**Written instruction:** Starting at the first line of the listing below, repeat each line exactly until the line containing "12.6, 11.5, 11.3];", which you include. Leave out pictures.

**Given information:**

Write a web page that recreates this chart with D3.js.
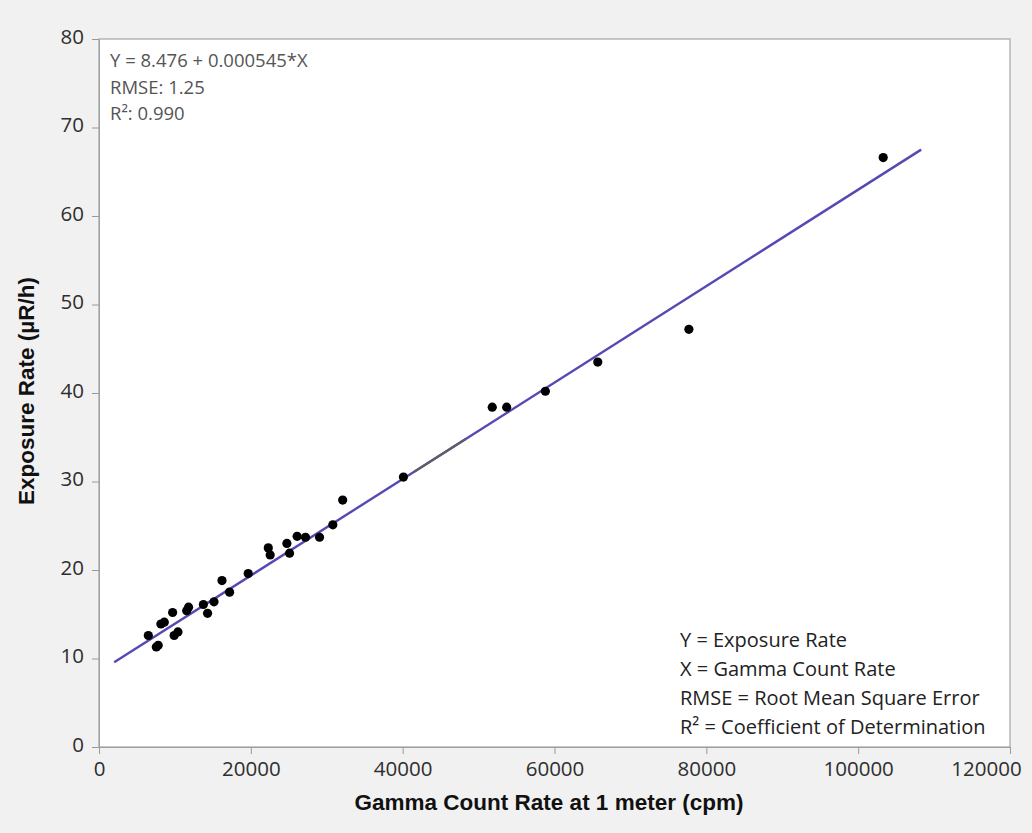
<!DOCTYPE html>
<html>
<head>
<meta charset="utf-8">
<script src="https://cdn.jsdelivr.net/npm/d3@7"></script>
<style>
  body { margin: 0; background: #f1f1f1; }
  svg { display: block; }
  .tick text { font-family: "Open Sans", sans-serif; font-size: 20.5px; fill: #2e2e2e; }
  .axis-title { font-family: "Liberation Sans", Arial, sans-serif; font-weight: bold; font-size: 22.5px; fill: #111; }
  .stats { font-family: "Open Sans", sans-serif; font-size: 18.5px; fill: #555; }
  .legend { font-family: "Open Sans", sans-serif; font-size: 20px; fill: #222; }
</style>
</head>
<body>
<svg id="chart"></svg>
<script>
const width = 1032;
const height = 833;
const margin = { top: 39, right: 22, bottom: 86, left: 99 };
const w = width - margin.left - margin.right;
const h = height - margin.top - margin.bottom;

// gamma count rate (cpm) vs exposure rate (µR/h)
const countRate = [103300, 77700, 65700, 58800, 53700, 51800, 40100, 32100, 30800, 29050,
  27200, 26100, 24750, 25100, 22300, 22550, 19650, 16200, 17200, 15150,
  13750, 14300, 11800, 11550, 9700, 8600, 8150, 10400, 9900, 6500, 7800, 7550];
const exposure = [66.6, 47.2, 43.5, 40.2, 38.4, 38.4, 30.5, 27.9, 25.1, 23.7,
  23.7, 23.8, 23.0, 21.9, 22.5, 21.7, 19.6, 18.8, 17.5, 16.4,
  16.1, 15.1, 15.8, 15.4, 15.2, 14.1, 13.9, 13.0, 12.6, 12.6, 11.5, 11.3];

// fit: Y = 8.476 + 0.000545*X
const intercept = 8.476;
const slope = 0.000545;
const fitRange = [2000, 108300];
const greySegment = [41500, 48300];

const xTicks = [0, 20000, 40000, 60000, 80000, 100000, 120000];
const yTicks = [0, 10, 20, 30, 40, 50, 60, 70, 80];

const statLines = ["Y = 8.476 + 0.000545*X", "RMSE: 1.25", "R²: 0.990"];
const legendLines = ["Y = Exposure Rate", "X = Gamma Count Rate", "RMSE = Root Mean Square Error", "R² = Coefficient of Determination"];

const data = countRate.map((x, i) => ({ x: x, y: exposure[i] }));

const svg = d3.select("#chart")
    .attr("width", width)
    .attr("height", height);

svg.append("rect")
    .attr("width", width)
    .attr("height", height)
    .attr("fill", "#f1f1f1");

const g = svg.append("g")
    .attr("transform", `translate(${margin.left},${margin.top})`);

const xScale = d3.scaleLinear().domain([0, 120000]).range([0, w]);
const yScale = d3.scaleLinear().domain([0, 80]).range([h, 0]);

// plot background
g.append("rect")
    .attr("width", w)
    .attr("height", h)
    .attr("fill", "#fff");

// axes
const xAxis = g.append("g")
    .attr("transform", `translate(0,${h})`)
    .call(d3.axisBottom(xScale).tickValues(xTicks).tickFormat(d => d).tickSize(7).tickSizeOuter(0));
xAxis.selectAll(".tick text").attr("dy", "0.95em");
xAxis.selectAll(".tick:last-of-type text").attr("dx", "-24px");

const yAxis = g.append("g")
    .call(d3.axisLeft(yScale).tickValues(yTicks).tickSize(7).tickSizeOuter(0));
yAxis.selectAll(".tick text").attr("dx", "-5px").attr("dy", "0.2em");

g.selectAll(".domain").attr("stroke", "#999");
g.selectAll(".tick line").attr("stroke", "#999");

// frame
g.append("rect")
    .attr("width", w)
    .attr("height", h)
    .attr("fill", "none")
    .attr("stroke", "#a3a3a3")
    .attr("stroke-width", 1.2);

// fit line
const fit = x => intercept + slope * x;
const line = d3.line().x(d => xScale(d)).y(d => yScale(fit(d)));

g.append("path")
    .datum(fitRange)
    .attr("d", line)
    .attr("fill", "none")
    .attr("stroke", "#5549b3")
    .attr("stroke-width", 2.4);

g.append("path")
    .datum(greySegment)
    .attr("d", line)
    .attr("fill", "none")
    .attr("stroke", "#5e5e66")
    .attr("stroke-width", 2.2);

// points
g.selectAll(".dot")
    .data(data)
    .enter().append("circle")
    .attr("class", "dot")
    .attr("r", 4.6)
    .attr("cx", d => xScale(d.x))
    .attr("cy", d => yScale(d.y))
    .attr("fill", "#000");

// stats text (top left)
g.selectAll(".stats")
    .data(statLines)
    .enter().append("text")
    .attr("class", "stats")
    .attr("x", 11)
    .attr("y", (d, i) => 28 + i * 26.5)
    .text(d => d);

// legend text (bottom right)
g.selectAll(".legend")
    .data(legendLines)
    .enter().append("text")
    .attr("class", "legend")
    .attr("x", 581)
    .attr("y", (d, i) => 608 + i * 29)
    .text(d => d);

// axis titles
svg.append("text")
    .attr("class", "axis-title")
    .attr("x", 549)
    .attr("y", 810)
    .attr("text-anchor", "middle")
    .text("Gamma Count Rate at 1 meter (cpm)");

svg.append("text")
    .attr("class", "axis-title")
    .attr("transform", `translate(34,${margin.top + h / 2 - 2}) rotate(-90)`)
    .attr("text-anchor", "middle")
    .text("Exposure Rate (µR/h)");
</script>
</body>
</html>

**Answer:**
Write a web page that recreates this chart with D3.js.
<!DOCTYPE html>
<html>
<head>
<meta charset="utf-8">
<script src="https://cdn.jsdelivr.net/npm/d3@7"></script>
<style>
  body { margin: 0; background: #f1f1f1; }
  svg { display: block; }
  .tick text { font-family: "Open Sans", sans-serif; font-size: 20.5px; fill: #2e2e2e; }
  .axis-title { font-family: "Liberation Sans", Arial, sans-serif; font-weight: bold; font-size: 22.5px; fill: #111; }
  .stats { font-family: "Open Sans", sans-serif; font-size: 18.5px; fill: #555; }
  .legend { font-family: "Open Sans", sans-serif; font-size: 20px; fill: #222; }
</style>
</head>
<body>
<svg id="chart"></svg>
<script>
const width = 1032;
const height = 833;
const margin = { top: 39, right: 22, bottom: 86, left: 99 };
const w = width - margin.left - margin.right;
const h = height - margin.top - margin.bottom;

// gamma count rate (cpm) vs exposure rate (µR/h)
const countRate = [103300, 77700, 65700, 58800, 53700, 51800, 40100, 32100, 30800, 29050,
  27200, 26100, 24750, 25100, 22300, 22550, 19650, 16200, 17200, 15150,
  13750, 14300, 11800, 11550, 9700, 8600, 8150, 10400, 9900, 6500, 7800, 7550];
const exposure = [66.6, 47.2, 43.5, 40.2, 38.4, 38.4, 30.5, 27.9, 25.1, 23.7,
  23.7, 23.8, 23.0, 21.9, 22.5, 21.7, 19.6, 18.8, 17.5, 16.4,
  16.1, 15.1, 15.8, 15.4, 15.2, 14.1, 13.9, 13.0, 12.6, 12.6, 11.5, 11.3];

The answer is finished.